At the reception after his reading he was besieged by people. Very fatigued, with a face the colour of aluminium. He looked at the crush of students, then looked at me, the Auditor of the English Lit, and seemed very frightened. He expected me to do something, to control somehow the adoration of this Irish crowd. I went over, sat beside him, actually held his hand, and talked to him for a while.
Then Montague announced that I’ll be the first gardener-poet of Ireland. Graves looked up at him, wondering what this statement had to do with anything in the great poet’s life. For all his personal anarchy and independence Montague has a very academic, categorizing mind: he sees himself as the Exile-Poet, Heaney as the Farmer-Poet; and now he wants me, his student, to become the Gardener-Poet. He is happiest once a category has been settled upon. I find such categorizing really tiresome, even annoying. Maybe I’ll end up living in brilliant penury, like Michael Hartnett in Inchicore, and become a dark Urban-Poet.

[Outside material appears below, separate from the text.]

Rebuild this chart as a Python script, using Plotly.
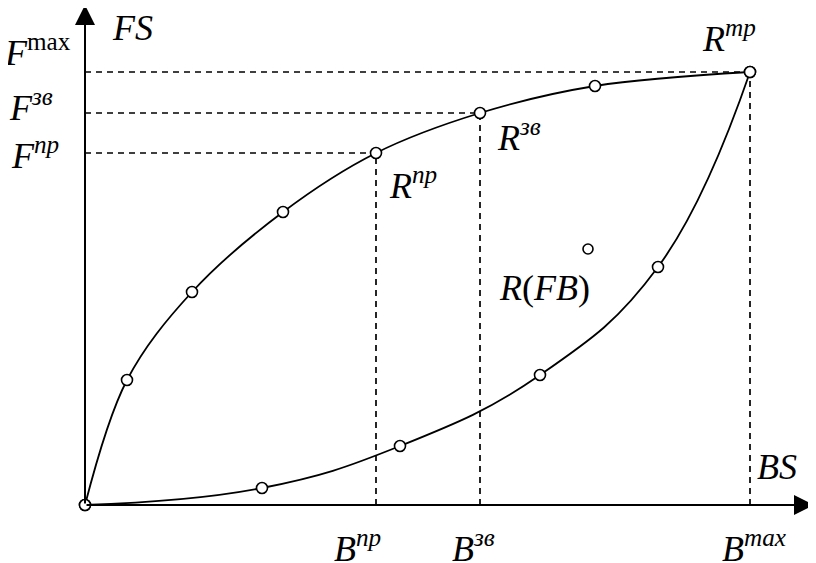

One thing is certain, Robert Graves has never ceased to be the Servant-Poet of the White Goddess: the firmness of his poetic convictions is thrilling. He is exactly as he should be, exactly as his books The Common Asphodel and The White Goddess announce him: ‘The nucleus of every poem worthy of the name is rhythmically formed in the poet’s mind, during a trance-like suspension of his normal habits of thought, by the supra-logical reconciliation of conflicting emotional ideas.’
When Graves tells us that he’s been to heaven several times what he really means is that he has lived frequently in a territory where great poems are formed.
At one point in the evening, at dinner, Graves turned to me and said, ‘You know, Thomas, I have been to heaven.’ I thought he had taken too much drink, until he showed me his box (silver with what looked like an emerald set into the lid), a little box of hallucinogenic mushrooms that had been a gift from Carlos Castaneda. Graves’ wife slapped him on the wrist and said, ‘You mustn’t ruin that young boy with your dirty mushrooms!’ He returned his magic mushrooms to his pocket very sheepishly. What an old devil he is, what a pure, irresponsible lyricist of the mid-century! Still, his sanity is recovered every 10 years with every new version of his Collected Poems.
Later, at the seminar in the English Department, the immortal Graves was asked if he had any advice for budding poets. He answered, ‘Poets! If you are budding come into bloom!’